#### What you have to do
Print the lines of the listing below verbatim from its first line through the line bearing "plt.rcParams['font.family'] = ['Roboto', 'DejaVu". Any pictures are to be omitted.

#### Dataset excerpt
------------------------------------------------

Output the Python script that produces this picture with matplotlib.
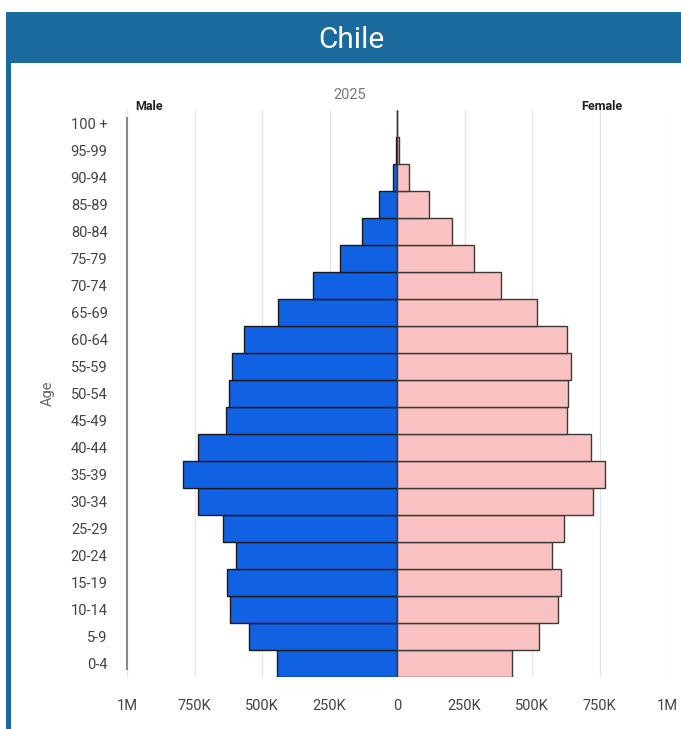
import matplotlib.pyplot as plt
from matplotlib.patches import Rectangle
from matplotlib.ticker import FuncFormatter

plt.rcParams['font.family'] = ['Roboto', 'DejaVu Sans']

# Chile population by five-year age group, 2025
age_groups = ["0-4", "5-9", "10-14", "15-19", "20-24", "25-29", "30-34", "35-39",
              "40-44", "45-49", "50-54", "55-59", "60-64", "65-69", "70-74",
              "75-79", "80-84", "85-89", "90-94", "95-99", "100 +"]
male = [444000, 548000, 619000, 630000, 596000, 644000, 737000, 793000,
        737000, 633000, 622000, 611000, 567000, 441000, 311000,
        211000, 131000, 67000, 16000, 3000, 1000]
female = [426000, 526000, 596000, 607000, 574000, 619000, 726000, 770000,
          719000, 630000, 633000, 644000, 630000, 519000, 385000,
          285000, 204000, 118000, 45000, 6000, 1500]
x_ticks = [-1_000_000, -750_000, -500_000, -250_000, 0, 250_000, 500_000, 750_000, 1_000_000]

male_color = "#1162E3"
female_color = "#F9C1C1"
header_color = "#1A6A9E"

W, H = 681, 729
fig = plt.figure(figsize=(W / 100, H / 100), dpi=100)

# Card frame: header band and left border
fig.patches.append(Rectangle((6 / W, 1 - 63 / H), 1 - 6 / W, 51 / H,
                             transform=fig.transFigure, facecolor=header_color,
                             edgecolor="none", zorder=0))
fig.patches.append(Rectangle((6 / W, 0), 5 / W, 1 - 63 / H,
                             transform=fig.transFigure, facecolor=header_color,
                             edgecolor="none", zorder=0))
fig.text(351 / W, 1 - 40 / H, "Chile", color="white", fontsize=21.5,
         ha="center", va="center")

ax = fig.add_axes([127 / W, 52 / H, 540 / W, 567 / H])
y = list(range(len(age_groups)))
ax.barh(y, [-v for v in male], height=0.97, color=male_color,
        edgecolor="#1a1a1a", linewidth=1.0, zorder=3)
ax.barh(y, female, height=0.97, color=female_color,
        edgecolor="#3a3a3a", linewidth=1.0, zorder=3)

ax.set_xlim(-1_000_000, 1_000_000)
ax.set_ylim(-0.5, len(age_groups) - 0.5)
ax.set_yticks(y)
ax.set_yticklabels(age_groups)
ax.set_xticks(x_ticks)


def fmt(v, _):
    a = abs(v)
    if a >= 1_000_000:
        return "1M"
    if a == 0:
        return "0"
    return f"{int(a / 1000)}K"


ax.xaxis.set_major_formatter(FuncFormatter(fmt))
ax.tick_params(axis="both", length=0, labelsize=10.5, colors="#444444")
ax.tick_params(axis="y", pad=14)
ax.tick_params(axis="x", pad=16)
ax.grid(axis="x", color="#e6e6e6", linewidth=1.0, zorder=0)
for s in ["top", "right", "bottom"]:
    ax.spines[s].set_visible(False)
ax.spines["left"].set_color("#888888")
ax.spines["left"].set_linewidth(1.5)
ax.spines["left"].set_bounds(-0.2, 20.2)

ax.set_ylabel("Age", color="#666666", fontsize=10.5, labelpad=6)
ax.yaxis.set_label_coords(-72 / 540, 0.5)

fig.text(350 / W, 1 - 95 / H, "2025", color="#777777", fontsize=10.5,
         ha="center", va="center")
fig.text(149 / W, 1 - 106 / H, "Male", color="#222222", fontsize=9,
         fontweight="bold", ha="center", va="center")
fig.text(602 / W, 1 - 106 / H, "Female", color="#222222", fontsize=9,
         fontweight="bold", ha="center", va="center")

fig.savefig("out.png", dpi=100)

------------------------------------------------

#### Solution to this task
Output the Python script that produces this picture with matplotlib.
import matplotlib.pyplot as plt
from matplotlib.patches import Rectangle
from matplotlib.ticker import FuncFormatter

plt.rcParams['font.family'] = ['Roboto', 'DejaVu Sans']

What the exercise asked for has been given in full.